DATA EXTRACT -
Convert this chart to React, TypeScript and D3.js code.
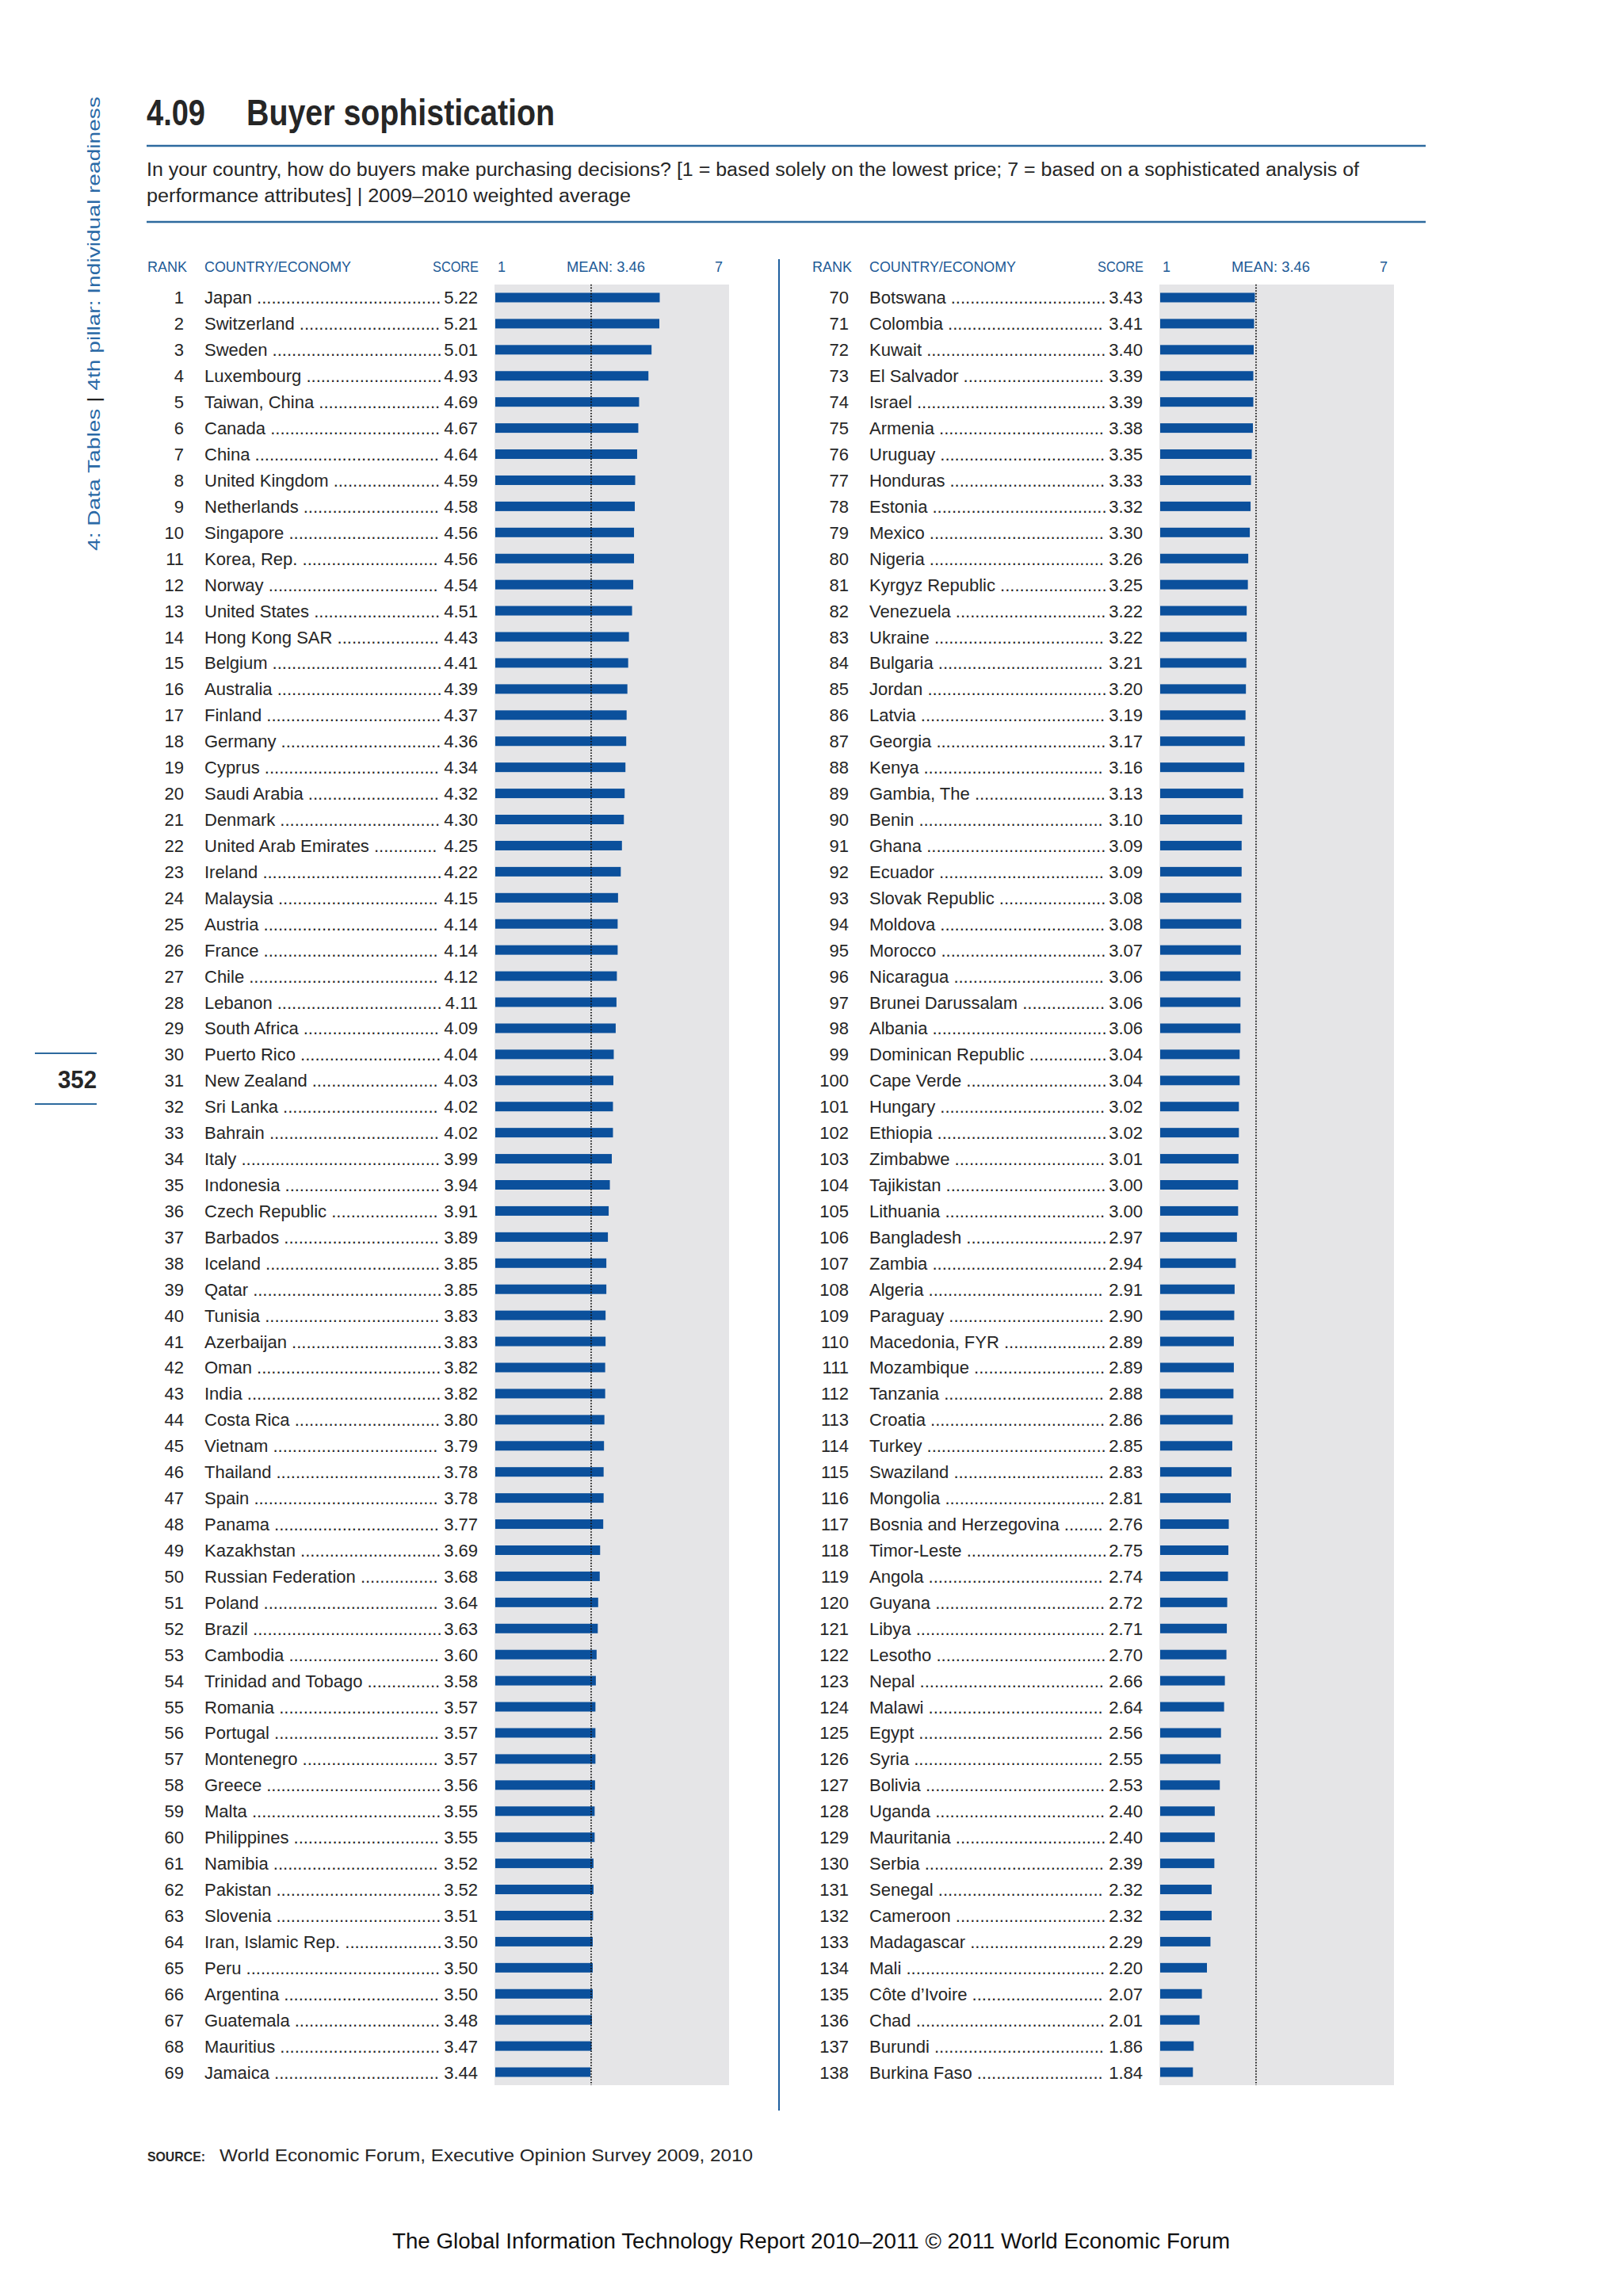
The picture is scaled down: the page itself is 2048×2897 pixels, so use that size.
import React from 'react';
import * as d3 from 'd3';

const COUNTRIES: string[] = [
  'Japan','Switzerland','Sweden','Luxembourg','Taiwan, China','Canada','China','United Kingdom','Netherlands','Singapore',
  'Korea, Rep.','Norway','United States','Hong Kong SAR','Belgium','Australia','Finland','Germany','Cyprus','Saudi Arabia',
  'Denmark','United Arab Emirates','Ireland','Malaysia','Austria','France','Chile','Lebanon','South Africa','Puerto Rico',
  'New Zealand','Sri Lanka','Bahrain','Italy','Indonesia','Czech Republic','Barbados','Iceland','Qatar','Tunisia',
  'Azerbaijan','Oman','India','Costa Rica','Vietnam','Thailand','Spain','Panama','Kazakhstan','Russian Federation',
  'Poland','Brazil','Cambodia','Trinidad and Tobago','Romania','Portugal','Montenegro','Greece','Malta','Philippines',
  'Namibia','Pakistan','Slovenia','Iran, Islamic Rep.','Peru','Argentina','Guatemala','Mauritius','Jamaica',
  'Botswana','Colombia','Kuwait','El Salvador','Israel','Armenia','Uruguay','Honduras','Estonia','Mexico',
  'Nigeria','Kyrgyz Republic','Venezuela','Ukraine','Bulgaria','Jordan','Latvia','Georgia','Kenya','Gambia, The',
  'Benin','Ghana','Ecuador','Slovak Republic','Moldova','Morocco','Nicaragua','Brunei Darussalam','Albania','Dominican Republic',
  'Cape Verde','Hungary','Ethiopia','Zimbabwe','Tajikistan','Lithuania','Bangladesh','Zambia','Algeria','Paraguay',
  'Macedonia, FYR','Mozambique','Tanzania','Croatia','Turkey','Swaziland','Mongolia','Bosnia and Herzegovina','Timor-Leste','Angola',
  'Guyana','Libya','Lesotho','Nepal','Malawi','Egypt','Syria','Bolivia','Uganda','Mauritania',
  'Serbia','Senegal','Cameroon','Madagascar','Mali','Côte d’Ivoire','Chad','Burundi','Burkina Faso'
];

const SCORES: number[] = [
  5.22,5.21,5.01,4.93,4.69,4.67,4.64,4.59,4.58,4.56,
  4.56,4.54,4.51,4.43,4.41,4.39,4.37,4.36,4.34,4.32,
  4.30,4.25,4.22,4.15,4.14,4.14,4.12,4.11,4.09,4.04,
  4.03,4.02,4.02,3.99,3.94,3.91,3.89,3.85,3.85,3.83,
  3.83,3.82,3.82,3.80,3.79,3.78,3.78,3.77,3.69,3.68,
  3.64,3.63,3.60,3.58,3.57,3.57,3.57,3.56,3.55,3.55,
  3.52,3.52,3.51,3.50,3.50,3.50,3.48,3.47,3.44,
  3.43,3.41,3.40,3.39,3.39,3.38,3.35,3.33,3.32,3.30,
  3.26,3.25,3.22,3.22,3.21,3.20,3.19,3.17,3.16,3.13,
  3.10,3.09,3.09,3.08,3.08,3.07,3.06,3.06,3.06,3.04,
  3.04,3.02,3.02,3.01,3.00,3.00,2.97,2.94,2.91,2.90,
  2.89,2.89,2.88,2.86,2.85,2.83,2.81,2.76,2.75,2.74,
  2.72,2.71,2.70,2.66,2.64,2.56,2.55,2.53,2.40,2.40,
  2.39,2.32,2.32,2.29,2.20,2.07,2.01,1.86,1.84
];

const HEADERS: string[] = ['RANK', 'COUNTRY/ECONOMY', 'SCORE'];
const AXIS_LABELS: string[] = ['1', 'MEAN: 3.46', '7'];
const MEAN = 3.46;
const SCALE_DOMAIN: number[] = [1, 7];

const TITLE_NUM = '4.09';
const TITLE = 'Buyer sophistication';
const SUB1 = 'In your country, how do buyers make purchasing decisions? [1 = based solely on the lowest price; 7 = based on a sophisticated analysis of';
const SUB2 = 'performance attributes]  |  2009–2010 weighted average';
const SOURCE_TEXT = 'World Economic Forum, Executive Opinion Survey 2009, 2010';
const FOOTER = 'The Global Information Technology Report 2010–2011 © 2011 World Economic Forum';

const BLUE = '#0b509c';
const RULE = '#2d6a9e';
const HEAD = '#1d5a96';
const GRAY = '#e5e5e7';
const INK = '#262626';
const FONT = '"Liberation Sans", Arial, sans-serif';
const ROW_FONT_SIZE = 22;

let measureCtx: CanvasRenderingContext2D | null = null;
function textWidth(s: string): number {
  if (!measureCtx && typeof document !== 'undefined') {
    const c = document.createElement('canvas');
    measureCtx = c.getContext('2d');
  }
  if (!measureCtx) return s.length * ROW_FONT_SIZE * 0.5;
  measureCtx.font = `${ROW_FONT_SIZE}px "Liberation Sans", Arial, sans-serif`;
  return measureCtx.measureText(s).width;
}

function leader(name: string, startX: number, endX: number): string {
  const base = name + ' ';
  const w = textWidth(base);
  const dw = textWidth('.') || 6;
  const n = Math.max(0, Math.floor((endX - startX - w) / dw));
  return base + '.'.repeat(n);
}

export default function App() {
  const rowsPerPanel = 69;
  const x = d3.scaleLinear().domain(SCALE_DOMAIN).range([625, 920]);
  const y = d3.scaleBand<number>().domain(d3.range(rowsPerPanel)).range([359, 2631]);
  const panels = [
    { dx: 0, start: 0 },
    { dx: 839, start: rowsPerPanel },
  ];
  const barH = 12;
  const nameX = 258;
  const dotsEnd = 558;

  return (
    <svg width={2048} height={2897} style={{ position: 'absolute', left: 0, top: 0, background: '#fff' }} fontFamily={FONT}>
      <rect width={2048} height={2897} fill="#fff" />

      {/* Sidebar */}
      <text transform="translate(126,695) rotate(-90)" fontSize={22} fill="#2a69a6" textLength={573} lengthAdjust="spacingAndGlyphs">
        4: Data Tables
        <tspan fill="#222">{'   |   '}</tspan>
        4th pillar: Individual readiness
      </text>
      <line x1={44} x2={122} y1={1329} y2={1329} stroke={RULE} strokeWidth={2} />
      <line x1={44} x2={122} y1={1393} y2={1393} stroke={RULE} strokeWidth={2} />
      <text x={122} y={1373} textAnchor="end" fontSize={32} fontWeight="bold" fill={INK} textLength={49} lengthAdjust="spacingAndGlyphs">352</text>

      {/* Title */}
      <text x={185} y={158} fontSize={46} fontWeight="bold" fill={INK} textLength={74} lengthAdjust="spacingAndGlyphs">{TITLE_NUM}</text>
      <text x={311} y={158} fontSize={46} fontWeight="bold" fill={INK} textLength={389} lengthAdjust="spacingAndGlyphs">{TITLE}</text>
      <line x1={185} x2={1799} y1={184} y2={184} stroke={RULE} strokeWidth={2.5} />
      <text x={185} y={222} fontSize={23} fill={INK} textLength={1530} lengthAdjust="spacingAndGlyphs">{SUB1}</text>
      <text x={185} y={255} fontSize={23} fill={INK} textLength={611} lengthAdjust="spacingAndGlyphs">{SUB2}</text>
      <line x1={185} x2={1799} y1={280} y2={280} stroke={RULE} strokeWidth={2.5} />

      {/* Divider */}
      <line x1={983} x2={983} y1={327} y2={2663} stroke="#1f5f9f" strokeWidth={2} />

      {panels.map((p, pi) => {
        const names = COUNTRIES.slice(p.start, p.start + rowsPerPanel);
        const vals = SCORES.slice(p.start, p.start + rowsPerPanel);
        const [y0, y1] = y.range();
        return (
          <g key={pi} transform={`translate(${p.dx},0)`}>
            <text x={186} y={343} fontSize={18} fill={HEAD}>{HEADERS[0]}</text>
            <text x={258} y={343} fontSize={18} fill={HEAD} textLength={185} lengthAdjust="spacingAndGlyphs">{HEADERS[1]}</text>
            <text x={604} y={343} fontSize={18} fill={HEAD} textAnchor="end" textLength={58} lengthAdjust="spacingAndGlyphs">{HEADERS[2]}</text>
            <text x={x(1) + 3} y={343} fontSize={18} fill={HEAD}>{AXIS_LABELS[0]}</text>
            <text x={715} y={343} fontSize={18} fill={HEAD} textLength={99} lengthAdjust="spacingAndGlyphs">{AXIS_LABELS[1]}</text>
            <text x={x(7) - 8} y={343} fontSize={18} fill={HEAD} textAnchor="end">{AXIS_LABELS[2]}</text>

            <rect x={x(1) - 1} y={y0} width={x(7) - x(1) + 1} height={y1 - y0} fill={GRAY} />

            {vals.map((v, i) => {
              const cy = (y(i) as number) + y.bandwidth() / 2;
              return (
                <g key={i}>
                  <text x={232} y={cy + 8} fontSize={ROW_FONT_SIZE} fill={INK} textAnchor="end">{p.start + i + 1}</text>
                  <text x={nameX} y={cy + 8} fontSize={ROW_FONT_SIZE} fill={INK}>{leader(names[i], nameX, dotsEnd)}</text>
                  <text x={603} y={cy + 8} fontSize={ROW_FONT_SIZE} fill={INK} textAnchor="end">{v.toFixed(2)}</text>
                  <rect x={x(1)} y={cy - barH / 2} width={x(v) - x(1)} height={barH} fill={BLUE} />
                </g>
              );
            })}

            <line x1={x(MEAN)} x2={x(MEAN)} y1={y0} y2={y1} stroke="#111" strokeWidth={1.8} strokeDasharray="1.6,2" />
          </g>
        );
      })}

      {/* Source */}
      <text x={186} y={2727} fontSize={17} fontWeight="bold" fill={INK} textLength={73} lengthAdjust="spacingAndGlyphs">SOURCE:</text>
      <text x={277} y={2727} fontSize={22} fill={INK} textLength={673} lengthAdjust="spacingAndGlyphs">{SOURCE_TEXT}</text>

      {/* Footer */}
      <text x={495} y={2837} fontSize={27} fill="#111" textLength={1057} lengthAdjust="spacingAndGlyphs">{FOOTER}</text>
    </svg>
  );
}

TASK TO CARRY OUT - Look above for the line that contains "The picture is". Starting there, transcribe every line exactly until you have copied the line that contains "import * as d3 from 'd3';".

EXERCISE OUTPUT -
The picture is scaled down: the page itself is 2048×2897 pixels, so use that size.
import React from 'react';
import * as d3 from 'd3';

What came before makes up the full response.